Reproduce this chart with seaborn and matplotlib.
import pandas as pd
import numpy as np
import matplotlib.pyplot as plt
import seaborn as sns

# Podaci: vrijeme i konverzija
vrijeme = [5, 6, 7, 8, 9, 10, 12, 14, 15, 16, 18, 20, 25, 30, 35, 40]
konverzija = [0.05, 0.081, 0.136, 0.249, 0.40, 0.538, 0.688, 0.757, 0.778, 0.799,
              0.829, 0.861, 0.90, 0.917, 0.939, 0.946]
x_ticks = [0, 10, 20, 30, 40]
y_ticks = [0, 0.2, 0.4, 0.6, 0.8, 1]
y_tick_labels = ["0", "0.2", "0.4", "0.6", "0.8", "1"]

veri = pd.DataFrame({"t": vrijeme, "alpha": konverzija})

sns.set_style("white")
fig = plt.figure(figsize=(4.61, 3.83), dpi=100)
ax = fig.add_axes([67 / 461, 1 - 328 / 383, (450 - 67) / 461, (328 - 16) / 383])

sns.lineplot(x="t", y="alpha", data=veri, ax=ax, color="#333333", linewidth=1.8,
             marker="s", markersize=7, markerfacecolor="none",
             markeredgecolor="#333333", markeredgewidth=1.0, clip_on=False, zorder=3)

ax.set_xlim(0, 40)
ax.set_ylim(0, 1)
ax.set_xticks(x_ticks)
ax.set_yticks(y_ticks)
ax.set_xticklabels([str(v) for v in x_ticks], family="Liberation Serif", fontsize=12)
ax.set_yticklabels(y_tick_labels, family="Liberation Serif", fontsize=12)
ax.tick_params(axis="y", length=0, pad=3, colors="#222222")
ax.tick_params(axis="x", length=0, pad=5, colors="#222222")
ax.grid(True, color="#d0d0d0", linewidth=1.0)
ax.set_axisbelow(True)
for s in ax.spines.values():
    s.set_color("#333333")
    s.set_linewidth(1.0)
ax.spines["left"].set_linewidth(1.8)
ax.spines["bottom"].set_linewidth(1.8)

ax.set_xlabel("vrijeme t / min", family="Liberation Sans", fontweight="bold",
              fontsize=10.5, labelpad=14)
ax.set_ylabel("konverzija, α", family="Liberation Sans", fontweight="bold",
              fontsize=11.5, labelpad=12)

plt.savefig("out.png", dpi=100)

=== WHAT TO PRODUCE ===
Return a word-for-word copy of the lines from the beginning of the listing to the line holding "import seaborn as sns", both kept.

=== RESPONSE TO THIS TASK ===
Reproduce this chart with seaborn and matplotlib.
import pandas as pd
import numpy as np
import matplotlib.pyplot as plt
import seaborn as sns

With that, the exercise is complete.